Les titres gagnés en 3x3, ça t'a amené d'autres propositions en 5x5 ?
Pas vraiment. Cela donne une légitimité en terme d'expérience, mais les clubs de 5x5 ne se rendent pas forcément compte de ce que c'est que le 3x3. En rigolant, ma présidente m'a dit qu'elle commence à aimer le 3x3 (rires), mais ça reste deux disciplines différentes, et ce n'est pas parce que tu excelles en 3x3 que tu seras obligatoirement forte en 5x5. Cela aide à se faire connaître, mais je ne suis pas sûre que ça amène de meilleures propositions.
Il n'y a aucun souci avec ton club pour te libérer pour les compétitions ?

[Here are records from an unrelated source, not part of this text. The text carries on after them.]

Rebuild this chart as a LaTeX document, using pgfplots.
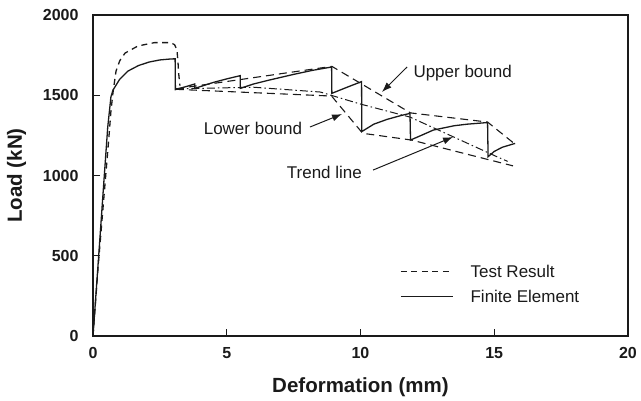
\documentclass[border=0pt]{standalone}
\usepackage{fontspec}
\setmainfont{Liberation Sans}
\usepackage{pgfplots}
\pgfplotsset{compat=1.18}
\usetikzlibrary{arrows.meta}
\definecolor{ink}{HTML}{1A1A1A}
\begin{document}
\begin{tikzpicture}
\begin{axis}[
    scale only axis,
    width=535pt, height=321pt,
    xmin=0, xmax=20, ymin=0, ymax=2000,
    xtick={0,5,10,15,20},
    ytick={0,500,1000,1500,2000},
    xtick pos=bottom, ytick pos=left,
    tick align=inside,
    major tick length=7pt,
    axis line style={line width=1.3pt, ink},
    tick style={line width=1.1pt, ink},
    tick label style={font=\fontsize{16}{19}\selectfont\bfseries, text=ink},
    /pgf/number format/assume math mode=true,
    /pgf/number format/1000 sep={},
    xticklabel style={yshift=-8pt},
    yticklabel style={xshift=-11pt},
    xlabel={Deformation (mm)},
    ylabel={Load (kN)},
    label style={font=\fontsize{20.5}{24}\selectfont\bfseries, text=ink},
    xlabel style={yshift=-12pt},
    ylabel style={yshift=10pt},
    legend style={draw=none, fill=none, at={(0.574,0.222)}, anchor=north west,
        font=\fontsize{17}{20}\selectfont, row sep=11pt, inner sep=0pt,
        nodes={inner sep=0pt, text=ink},
        /tikz/every odd column/.append style={column sep=17pt}},
    legend cell align=left,
    legend image code/.code={\draw[#1] (0pt,0pt) -- (52pt,0pt);},
]
% test result
\addplot[ink, line width=1.3pt, dash pattern=on 6pt off 4.5pt] coordinates {
(0,0)(0.2,450)(0.45,950)(0.6,1250)(0.67,1400)(0.75,1520)(0.86,1650)(1.0,1715)
(1.2,1763)(1.68,1807)(2.3,1828)(2.9,1828)(3.05,1815)(3.14,1782)(3.18,1700)
(3.2,1640)(3.25,1560)
};
\addlegendentry{Test Result}
% finite element
\addplot[ink, line width=1.3pt] coordinates {
(0,0)(0.2,470)(0.41,970)(0.55,1300)(0.67,1490)(0.75,1533)(1.0,1600)(1.3,1650)
(1.7,1685)(2.1,1707)(2.5,1720)(2.9,1726)(3.07,1727)(3.08,1535)
(3.5,1555)(3.8,1570)(3.81,1543)(4.5,1580)(5.0,1602)(5.5,1622)(5.51,1543)
(6.0,1570)(6.6,1595)(7.5,1630)(8.2,1655)(8.92,1676)(8.93,1512)
(9.5,1550)(10.04,1585)(10.05,1274)(10.5,1320)(11.0,1350)(11.5,1373)(11.85,1387)
(11.87,1221)(12.3,1252)(12.72,1283)(13.5,1310)(14.0,1320)(14.75,1330)
(14.77,1117)(15.0,1150)(15.3,1176)(15.78,1200)
};
\addlegendentry{Finite Element}
% upper bound
\addplot[ink, line width=1.1pt, dash pattern=on 8pt off 5pt, forget plot] coordinates {
(3.1,1540)(8.93,1680)(11.87,1390)(14.75,1333)(15.8,1192)
};
% lower bound
\addplot[ink, line width=1.1pt, dash pattern=on 8pt off 5pt, forget plot] coordinates {
(3.1,1537)(8.92,1495)(10.08,1263)(11.9,1221)(15.7,1060)
};
% trend line
\addplot[ink, line width=1.0pt, dash pattern=on 8pt off 3pt on 1.5pt off 3pt, forget plot] coordinates {
(3.1,1540)(6.0,1550)(8.5,1520)(10.0,1445)(11.85,1364)(15.1,1117)(15.5,1088)
};
\coordinate (O) at (axis cs:0,0);
\node[font=\fontsize{17}{20}\selectfont, text=ink, anchor=west] at (axis cs:11.85,1639) {Upper bound};
\node[font=\fontsize{17}{20}\selectfont, text=ink] at (axis cs:5.98,1296) {Lower bound};
\node[font=\fontsize{17}{20}\selectfont, text=ink] at (axis cs:8.65,1022) {Trend line};
\draw[ink, line width=1pt, -{Latex[length=10pt,width=7pt]}] (axis cs:11.74,1676) -- (axis cs:10.8,1520);
\draw[ink, line width=1pt, -{Latex[length=10pt,width=7pt]}] (axis cs:8.11,1302) -- (axis cs:9.31,1383);
\draw[ink, line width=1pt, -{Latex[length=10pt,width=7pt]}] (axis cs:10.47,1034) -- (axis cs:13.46,1240);
\end{axis}
\pgfresetboundingbox
\path (O) ++(-93pt,-64pt) rectangle ++(641pt,400pt);
\end{tikzpicture}
\end{document}
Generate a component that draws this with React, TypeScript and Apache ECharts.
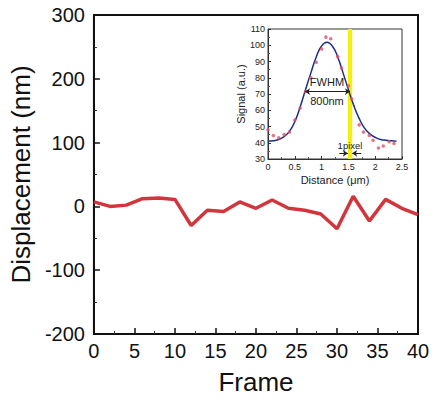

Ils n'ont pas le choix, on doit être libérées pour les sélections nationales, cela ne se refuse pas. Dans tous les cas, Basket Landes m'avait signé avec ce projet-là, ils savent ce que ça représente pour moi, ils ne m'ont jamais mis de bâtons dans les roues, bien au contraire, mais ça demande des concessions de chaque côté et une gestion intelligente des doubles saisons qui s'enchaînent. Basket Landes a toujours été un soutien dans ce double projet.
Pour conclure, quel regard portes-tu sur l'exposition du sport féminin, notamment médiatiquement, et sur l'évolution du sport en général ?
Il y a vraiment des efforts de faits sur la médiatisation du sport féminin, mais on peut encore faire mieux. On est encore loin d'avoir une totale parité avec nos homologues masculins. Quant à l'évolution du sport, cela fait de plus en plus partie de la vie des gens, cela permet de les distraire en tant que spectateurs, mais cela les maintient en bonne santé. On a vu notamment lors des confinements que certains n'avaient que ça pour se vider un peu la tête. Beaucoup de gens se rendent compte à quel point c'est important.
Concernant l'évolution du sport professionnel, pour le basket, je constate que c'est de plus en plus sérieux, carré, avec plus de moyens pour les sportifs professionnels. Mais je ne parle pas au nom de tous les sports, par exemple, au rugby, les filles n'ont pas de ligue professionnelle. Il y a encore des athlètes de haut niveau qui travaillent à côté. C'est mieux pour certains, mais il y a encore beaucoup de choses à faire pour d'autres.